Back during the days of Steam Greenlight, a well-meaning idea that ultimately turned into a garbage bin of low-quality content, there were a number of game genres and tags that were considered cursed on the platform, not so much because they were bad but because they’d been done so many times before. These tags included “crafting”, “open world”, “indie”, and “survival”.

Found together on the same package, these descriptors proved to be a bit of a turn-off after several years of ranking highly in gamers’ collective opinions. This era, around the mid-2010s, brought us titles such as ARK: Survival Evolved, Minecraft, Subnautica, The Long Dark, The Forest, and plenty of similar games that never quite made it into the mainstream consciousness.

Self-reliance

Many of the top survival experiences a decade later are those same few titles. Granted, we’ve had some new entries in the genre, such as Valheim, but we’ve been playing our ancient survival favorites for longer than Tom Hanks was on that island in Castaway. No Man’s Sky, Don’t Starve, DayZ – the list goes on and on. Why are players and developers so transfixed with this type of game?

Part of the answer is that the combined themes of survival, post-apocalyptic, and self-reliance never go out of fashion. In fact, thanks to TV shows like Doomsday Preppers, reality has started to imitate art. The concept of a survival kit to help in extreme scenarios is something that several major bodies, like the Red Cross and the US government, recommend that everybody keeps available.
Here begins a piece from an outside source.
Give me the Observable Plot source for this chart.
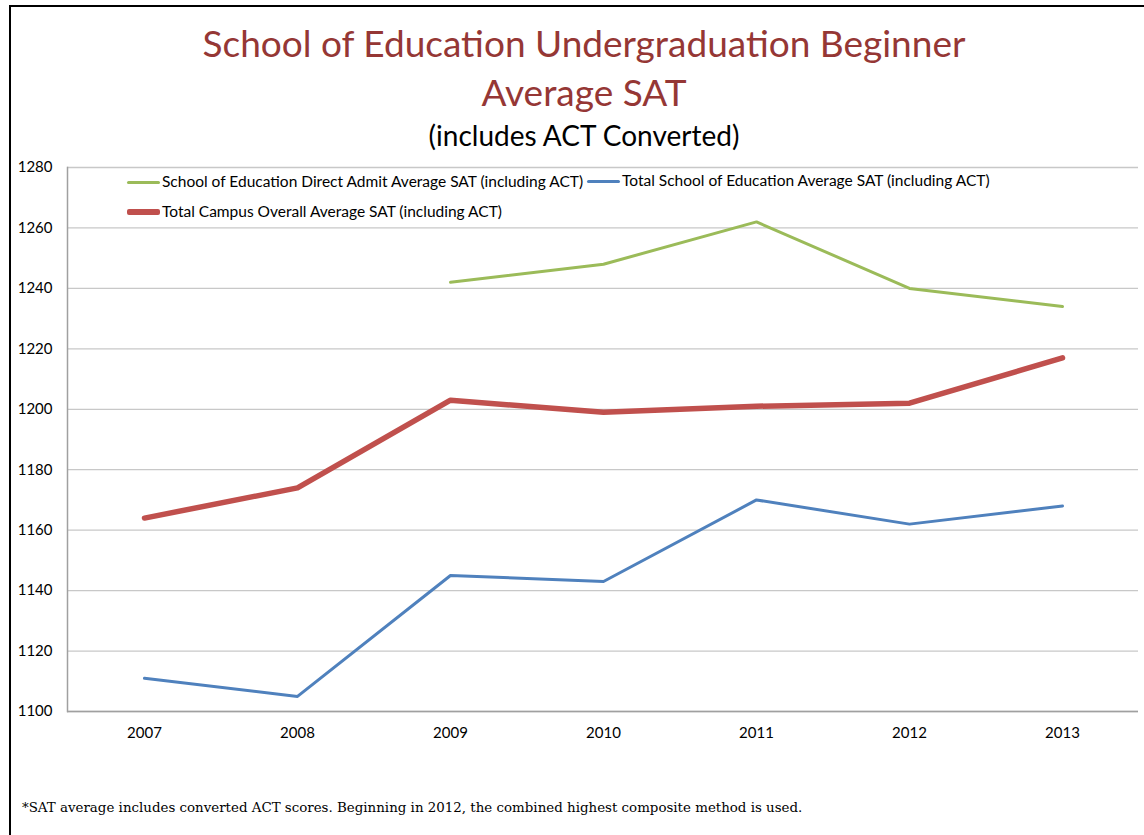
<!DOCTYPE html>
<html><head><meta charset="utf-8">
<script src="https://cdn.jsdelivr.net/npm/d3@7"></script>
<script src="https://cdn.jsdelivr.net/npm/@observablehq/plot@0.6"></script>
<style>
html,body{margin:0;padding:0;background:#fff;}
#page{position:relative;width:1144px;height:835px;overflow:hidden;font-family:Lato,"Open Sans",sans-serif;}
#bl{position:absolute;left:9px;top:5px;width:2px;height:830px;background:#000;}
#bt{position:absolute;left:9px;top:5px;width:1135px;height:2px;background:#000;}
.t1{position:absolute;left:0;width:1168px;text-align:center;color:#953735;font-size:37px;line-height:42px;}
.t3{position:absolute;left:0;width:1168px;text-align:center;color:#000;font-size:28px;line-height:32px;}
#chart{position:absolute;left:0;top:150px;}
.leg{position:absolute;font-size:15.5px;color:#000;white-space:nowrap;line-height:18px;}
.sw{position:absolute;}
#foot{position:absolute;left:22px;top:800px;font-family:"DejaVu Serif","Liberation Serif",serif;font-size:13.4px;color:#000;white-space:nowrap;}
</style></head>
<body><div id="page">
<div id="bt"></div><div id="bl"></div>
<div class="t1" style="top:22px">School of Education Undergraduation Beginner</div>
<div class="t1" style="top:71px">Average SAT</div>
<div class="t3" style="top:119px">(includes ACT Converted)</div>
<div id="chart"></div>
<div id="legend"></div>
<div id="foot">*SAT average includes converted ACT scores. Beginning in 2012, the combined highest composite method is used.</div>
</div>
<script>
const years = ["2007","2008","2009","2010","2011","2012","2013"];
const directAdmit = [null, null, 1242, 1248, 1262, 1240, 1234];
const totalSOE = [1111, 1105, 1145, 1143, 1170, 1162, 1168];
const totalCampus = [1164, 1174, 1203, 1199, 1201, 1202, 1217];
const yTicks = [1100, 1120, 1140, 1160, 1180, 1200, 1220, 1240, 1260, 1280];
const seriesNames = [
  "School of Education Direct Admit Average SAT (including ACT)",
  "Total School of Education Average SAT (including ACT)",
  "Total Campus Overall Average SAT (including ACT)"
];
const colors = ["#9BBB59", "#4F81BD", "#C0504D"];
const widths = [3, 3, 5.5];

const toRows = (vals) => years.map((y, i) => ({year: y, value: vals[i]})).filter(d => d.value != null);

const chart = Plot.plot({
  width: 1144, height: 600,
  marginTop: 17, marginBottom: 39, marginLeft: 67, marginRight: 6,
  style: {fontFamily: "Lato, 'Open Sans', sans-serif", fontSize: "15px", color: "#000", background: "transparent"},
  x: {type: "point", domain: years, padding: 0.5, label: null},
  y: {domain: [1100, 1280], ticks: yTicks, label: null},
  marks: [
    Plot.gridY(yTicks, {stroke: "#c8c8c8", strokeOpacity: 1, strokeWidth: 1.3}),
    Plot.frame({anchor: "left", stroke: "#a0a0a0", strokeWidth: 1.5}),
    Plot.ruleY([1100], {stroke: "#a0a0a0", strokeWidth: 1.5}),
    Plot.axisY(yTicks, {tickSize: 0, tickPadding: 15, fontSize: 15, tickFormat: d3.format("d"), label: null}),
    Plot.axisX(years, {tickSize: 0, tickPadding: 16, fontSize: 15, label: null}),
    Plot.line(toRows(directAdmit), {x: "year", y: "value", stroke: colors[0], strokeWidth: widths[0]}),
    Plot.line(toRows(totalSOE), {x: "year", y: "value", stroke: colors[1], strokeWidth: widths[1]}),
    Plot.line(toRows(totalCampus), {x: "year", y: "value", stroke: colors[2], strokeWidth: widths[2]})
  ]
});
document.getElementById("chart").appendChild(chart);

const legPos = [{x: 127, y: 182}, {x: 587, y: 181}, {x: 127, y: 212}];
const legend = document.getElementById("legend");
seriesNames.forEach((name, i) => {
  const sw = document.createElement("div");
  sw.className = "sw";
  sw.style.left = legPos[i].x + "px";
  sw.style.top = (legPos[i].y - widths[i] / 2) + "px";
  sw.style.width = "33px";
  sw.style.height = widths[i] + "px";
  sw.style.background = colors[i];
  sw.style.borderRadius = "2px";
  legend.appendChild(sw);
  const t = document.createElement("div");
  t.className = "leg";
  t.style.left = (legPos[i].x + 35) + "px";
  t.style.top = (legPos[i].y - 10) + "px";
  t.textContent = name;
  legend.appendChild(t);
});
</script>
</body></html>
You might already be familiar with survival kits that go in the trunk of your car but even kits for tech maintenance are growing in popularity. Software company ExpressVPN describes a tech survival kit as something that contains chargers and power banks, tools, data storage devices, and phones for emergencies. The idea is that these kits are stored alongside standard bug-out kits where they can be retrieved quickly.

Nightingale

Mercifully, for many of us, survival isn’t something that we have to worry about, so a fictionalized version serves as a bit of escapism. For game developers, survival games are much easier for small teams to make than titles in many other genres, as the focus of the gameplay is on a small handful of elements. The world itself can be procedurally generated. That still leaves the question of why we’re still playing the same games, though – and why “pure” survival games seem to have dropped off the radar.

As mentioned, it’s all been done before, so modern titles tend to dip into other genres to differentiate themselves from the rest of the market. For instance, the upcoming game Nightingale takes its cues from RPGs and deck-building games while the much gentler experience Retreat to Enen leans on its meditative aspects. Galvanic Games’ Wizard with a Gun has taken a cartoony approach to the survival genre.

There’s no denying that the golden age for the survival genre is over but it’s survived by some of the finest experiences ever made – and that’s why we’re still playing them all these years later.